Wie sollen die Schutzmassnahmen aussehen?
Möglich sind künftig Unterstützungen für bauliche, technische und organisatorische Sicherheitsmassnahmen. Dazu gehören Zäune, Mauern, Überwachungskameras oder Alarmanlagen. Der Bund kann auch Ausbildungen zu Risikoerkennung, Bedrohungsabwehr, Sensibilisierung und Information finanziell unterstützen. Nicht möglich ist hingegen eine Beteiligung des Bundes an den Kosten von Sicherheitspersonal.
Unterstützt werden können Minderheiten, die sich durch eine gemeinsame Lebensweise, Kultur, Religion, Tradition, Sprache oder sexuelle Orientierung auszeichnen. Im Fokus dürften jüdische und muslimische Gemeinschaften stehen, schreibt der Bundesrat.
Wer finanziert den zusätzlichen Schutz?
Über die Gewährung der finanziellen Unterstützung entscheidet das Bundesamt für Polizei (fedpol). Neben der besonderen Gefährdung prüft das fedpol, ob die betreffende Gruppierung eine gefestigte Bindung zur Schweiz und ihren Werten hat.
Für politische Aktivitäten, Lobbyarbeiten oder missionierende Tätigkeiten würden keine Beiträge gesprochen, hält der Bundesrat fest. Das gelte auch für die Ausbildung an Waffen. Die Hilfe des Bundes ist ebenfalls ausgeschlossen, wenn der Gesuchsteller verbotene Tätigkeiten ausübt oder Gewalt verherrlicht oder verharmlost.
Einen maximal zur Verfügung stehenden Betrag hat der Bundesrat nicht in die Verordnung geschrieben. Bei einer allfälligen Veränderung der ordentlich eingestellten Mittel müsse so nicht jedes Mal die Verordnung angepasst werden, schreibt er im Bericht.

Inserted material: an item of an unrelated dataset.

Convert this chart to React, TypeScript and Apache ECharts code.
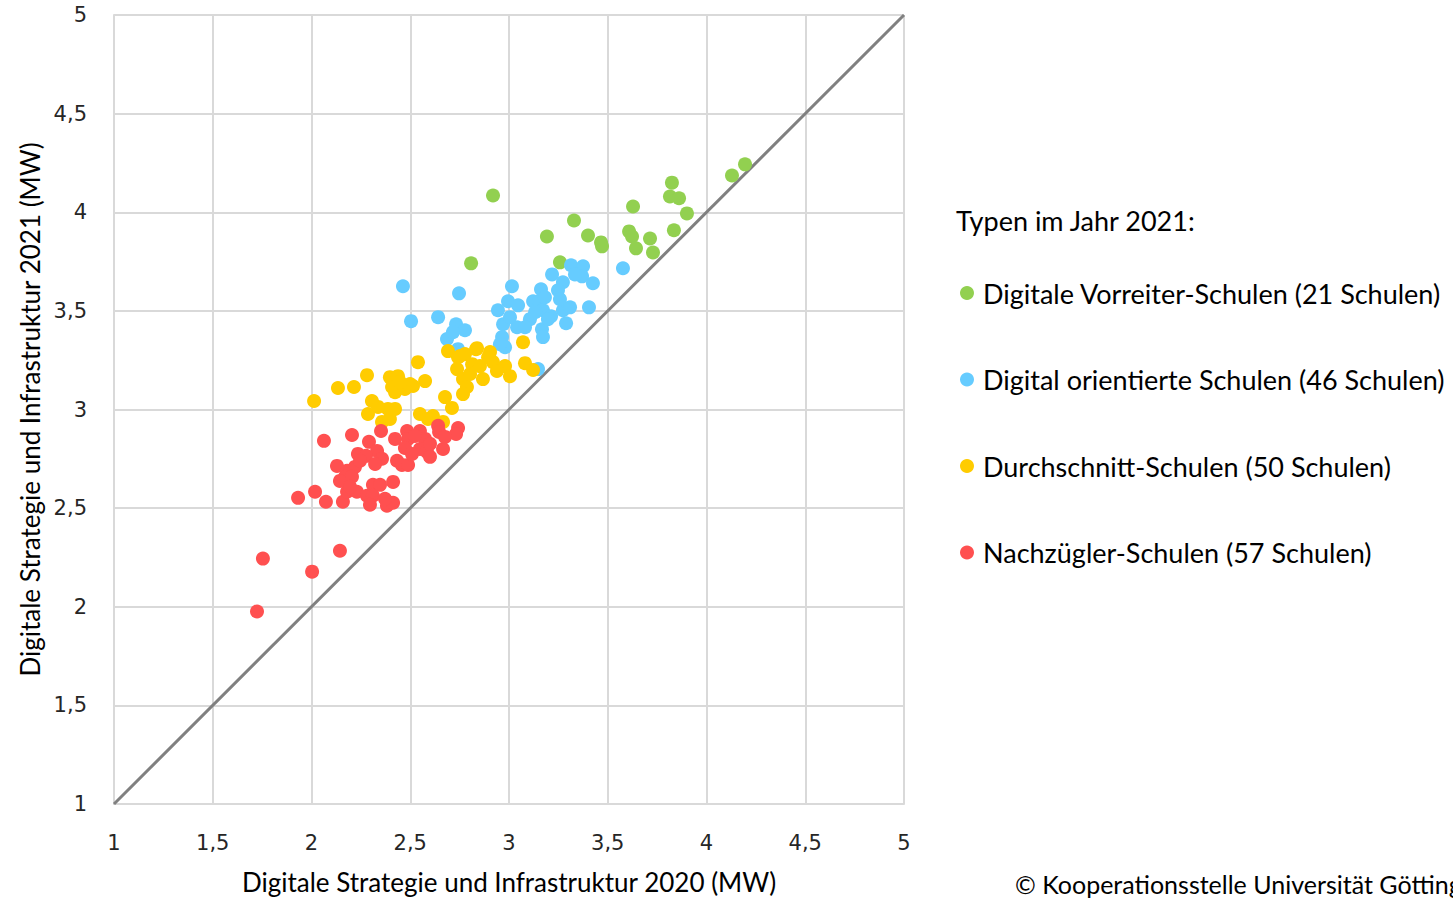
import React, { useEffect, useRef } from "react";
import * as echarts from "echarts";

const seriesNames = [
  "Digitale Vorreiter-Schulen (21 Schulen)",
  "Digital orientierte Schulen (46 Schulen)",
  "Durchschnitt-Schulen (50 Schulen)",
  "Nachzügler-Schulen (57 Schulen)",
];
const seriesColors = ["#92d050", "#66ccff", "#ffcc00", "#ff5050"];

const vorreiter: number[][] = [
  [2.919, 4.085], [2.808, 3.741], [3.329, 3.958], [3.192, 3.877], [3.4, 3.882],
  [3.466, 3.847], [3.471, 3.827], [3.258, 3.746], [3.628, 4.029], [3.608, 3.903],
  [3.623, 3.877], [3.643, 3.817], [3.714, 3.867], [3.729, 3.796], [3.825, 4.15],
  [3.815, 4.08], [3.861, 4.071], [3.901, 3.994], [3.835, 3.909], [4.129, 4.186],
  [4.195, 4.243],
];

const orientiert: number[][] = [
  [2.463, 3.625], [2.747, 3.589], [3.015, 3.625], [3.162, 3.609], [3.218, 3.685],
  [3.314, 3.731], [3.375, 3.726], [3.37, 3.675], [3.425, 3.64], [3.273, 3.645],
  [3.248, 3.604], [3.577, 3.716], [3.122, 3.549], [3.152, 3.549], [2.995, 3.549],
  [3.046, 3.528], [2.944, 3.503], [3.172, 3.503], [3.213, 3.473], [3.273, 3.503],
  [3.309, 3.518], [3.405, 3.518], [3.289, 3.437], [3.106, 3.458], [3.167, 3.407],
  [3.172, 3.367], [2.97, 3.432], [3.041, 3.417], [2.965, 3.367], [2.98, 3.316],
  [2.504, 3.448], [2.641, 3.468], [2.732, 3.432], [2.777, 3.402], [2.686, 3.357],
  [2.742, 3.306], [3.147, 3.205], [3.182, 3.569], [3.197, 3.458], [3.081, 3.417],
  [3.005, 3.468], [2.716, 3.392], [3.258, 3.559], [3.334, 3.685], [2.954, 3.331],
  [3.132, 3.493],
];

const durchschnitt: number[][] = [
  [2.013, 3.043], [2.134, 3.109], [2.215, 3.114], [2.281, 3.174], [2.397, 3.164],
  [2.438, 3.169], [2.408, 3.114], [2.423, 3.088], [2.473, 3.104], [2.514, 3.119],
  [2.575, 3.144], [2.539, 3.24], [2.306, 3.043], [2.286, 2.977], [2.387, 3.003],
  [2.423, 3.003], [2.357, 2.937], [2.397, 2.952], [2.549, 2.977], [2.615, 2.967],
  [2.676, 3.063], [2.711, 3.008], [2.666, 2.937], [2.691, 3.296], [2.742, 3.265],
  [2.777, 3.281], [2.838, 3.311], [2.904, 3.291], [2.737, 3.205], [2.813, 3.23],
  [2.853, 3.22], [2.868, 3.154], [2.919, 3.24], [2.98, 3.22], [3.005, 3.169],
  [2.767, 3.154], [2.787, 3.114], [2.767, 3.078], [3.071, 3.341], [3.081, 3.235],
  [3.122, 3.2], [2.939, 3.195], [2.752, 3.271], [2.833, 3.306], [2.499, 3.129],
  [2.448, 3.139], [2.337, 3.013], [2.59, 2.952], [2.803, 3.18], [2.894, 3.265],
];

const nachzuegler: number[][] = [
  [2.063, 2.841], [2.205, 2.871], [2.352, 2.891], [2.291, 2.836], [2.332, 2.79],
  [2.235, 2.775], [2.276, 2.765], [2.357, 2.75], [2.129, 2.714], [2.18, 2.689],
  [2.22, 2.709], [2.17, 2.659], [2.205, 2.659], [2.433, 2.74], [2.458, 2.719],
  [2.489, 2.719], [2.413, 2.633], [2.311, 2.618], [2.347, 2.618], [2.484, 2.891],
  [2.489, 2.851], [2.549, 2.891], [2.575, 2.851], [2.641, 2.917], [2.646, 2.886],
  [2.742, 2.906], [2.732, 2.876], [2.473, 2.805], [2.549, 2.8], [2.585, 2.785],
  [2.6, 2.76], [2.666, 2.8], [2.018, 2.583], [1.932, 2.552], [2.073, 2.532],
  [2.159, 2.532], [2.18, 2.583], [2.23, 2.583], [2.281, 2.563], [2.311, 2.563],
  [2.296, 2.517], [2.382, 2.512], [2.413, 2.527], [2.144, 2.284], [1.754, 2.244],
  [2.003, 2.178], [1.724, 1.976], [2.524, 2.866], [2.509, 2.775], [2.246, 2.74],
  [2.144, 2.638], [2.322, 2.724], [2.6, 2.826], [2.676, 2.861], [2.423, 2.851],
  [2.195, 2.608], [2.372, 2.547],
];

const diagonal: number[][] = [[1, 1], [5, 5]];

const xAxisTitle = "Digitale Strategie und Infrastruktur 2020 (MW)";
const yAxisTitle = "Digitale Strategie und Infrastruktur 2021 (MW)";
const legendTitle = "Typen im Jahr 2021:";
const copyright = "© Kooperationsstelle Universität Göttingen";

const fmt = (v: number) => String(v).replace(".", ",");

export default function App() {
  const ref = useRef<HTMLDivElement>(null);
  useEffect(() => {
    if (!ref.current) return;
    const chart = echarts.init(ref.current, null, { renderer: "svg" });
    const groups = [vorreiter, orientiert, durchschnitt, nachzuegler];
    const titleFont = "Lato, 'Open Sans', sans-serif";
    const tickFont = "'DejaVu Sans', sans-serif";
    chart.setOption({
      animation: false,
      backgroundColor: "#ffffff",
      grid: { left: 114, top: 15, right: 549, bottom: 94, containLabel: false },
      xAxis: {
        type: "value",
        min: 1,
        max: 5,
        interval: 0.5,
        name: xAxisTitle,
        nameLocation: "middle",
        nameGap: 65,
        nameTextStyle: { fontFamily: titleFont, fontSize: 26, color: "#000" },
        axisLine: { show: true, lineStyle: { color: "#d9d9d9", width: 2 } },
        axisTick: { show: false },
        splitLine: { show: true, lineStyle: { color: "#d9d9d9", width: 2 } },
        axisLabel: {
          formatter: fmt,
          fontFamily: tickFont,
          fontSize: 21,
          color: "#262626",
          margin: 28,
        },
      },
      yAxis: {
        type: "value",
        min: 1,
        max: 5,
        interval: 0.5,
        name: yAxisTitle,
        nameLocation: "middle",
        nameGap: 71,
        nameTextStyle: { fontFamily: titleFont, fontSize: 26, color: "#000" },
        axisLine: { show: true, lineStyle: { color: "#d9d9d9", width: 2 } },
        axisTick: { show: false },
        splitLine: { show: true, lineStyle: { color: "#d9d9d9", width: 2 } },
        axisLabel: {
          formatter: fmt,
          fontFamily: tickFont,
          fontSize: 21,
          color: "#262626",
          margin: 27,
        },
      },
      legend: {
        orient: "vertical",
        left: 955,
        top: 273,
        itemWidth: 14,
        itemHeight: 14,
        itemGap: 56.5,
        icon: "circle",
        data: seriesNames,
        textStyle: {
          fontFamily: titleFont,
          fontSize: 27,
          color: "#000",
          lineHeight: 30,
          padding: [0, 0, 0, 4],
        },
      },
      graphic: [
        {
          type: "text",
          x: 956,
          y: 220,
          style: {
            text: legendTitle,
            font: `27px ${titleFont}`,
            fill: "#000",
            textVerticalAlign: "middle",
          },
        },
        {
          type: "text",
          x: 1015,
          y: 884,
          style: {
            text: copyright,
            font: `25px ${titleFont}`,
            fill: "#000",
            textVerticalAlign: "middle",
          },
        },
      ],
      series: [
        {
          type: "line",
          data: diagonal,
          symbol: "none",
          silent: true,
          lineStyle: { color: "#808080", width: 3 },
          z: 1,
        },
        ...groups.map((g, i) => ({
          name: seriesNames[i],
          type: "scatter",
          data: g,
          symbol: "circle",
          symbolSize: 14,
          itemStyle: { color: seriesColors[i], opacity: 1 },
          z: 2 + i,
        })),
      ],
    });
    return () => chart.dispose();
  }, []);
  return (
    <div
      ref={ref}
      style={{ position: "fixed", left: 0, top: 0, width: 1453, height: 900 }}
    />
  );
}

Bei der Erarbeitung des Konzepts sei jedoch beschlossen worden, dass der Bund jährlich Finanzhilfen von maximal 500‘000 Franken leisten solle. Damit sei auch die Erwartung verbunden, dass die Kantone Leistungen in gleicher Höhe erbringen würden.
Empfänger müssen Eigenleistung erbringen
Ob und in welchem Umfang Finanzhilfen gewährt werden, hängt von den eingereichten Gesuchen ab. Nicht ausgeschöpfte Mittel werden nicht auf das Folgejahr übertragen. Die Finanzhilfen des Bundes dürfen höchstens 50 Prozent der anrechenbaren Kosten der jeweiligen Massnahme betragen.
Dadurch werde sichergestellt, dass die Beitragsempfänger eine möglichst hohe Eigenleistung erbringen würden, hält der Bundesrat fest. Mindestens die Hälfte der Kosten sollen durch Eigenmittel oder Dritte (Kantone, Gemeinden und Private) erbracht werden.
Der Schweizerische Israelitische Gemeindebund (SIG) hatte in einem Positionspapier festgestellt, dass Jüdinnen und Juden weitgehend selbst für ihre Sicherheit sorgen müssen. Das koste mehrere Millionen Franken pro Jahr.
Der Bundesrat lehnte eine Unterstützung zunächst ab. Er stellte sich auf den Standpunkt, die Wahrung der öffentlichen Sicherheit und Ordnung sei Aufgabe der Kantone. Das stiess jedoch auf Kritik. In der Folge gingen der Bund und die Kantone die Sache gemeinsam an. 2018 verabschiedete der Sicherheitsverbund Schweiz ein Konzept, auf dem die nun beschlossenen Regeln basieren. Massnahmen gefordert hatte auch das Parlament. Es nahm eine Motion des Zürcher SP-Ständerates Daniel Jositsch an.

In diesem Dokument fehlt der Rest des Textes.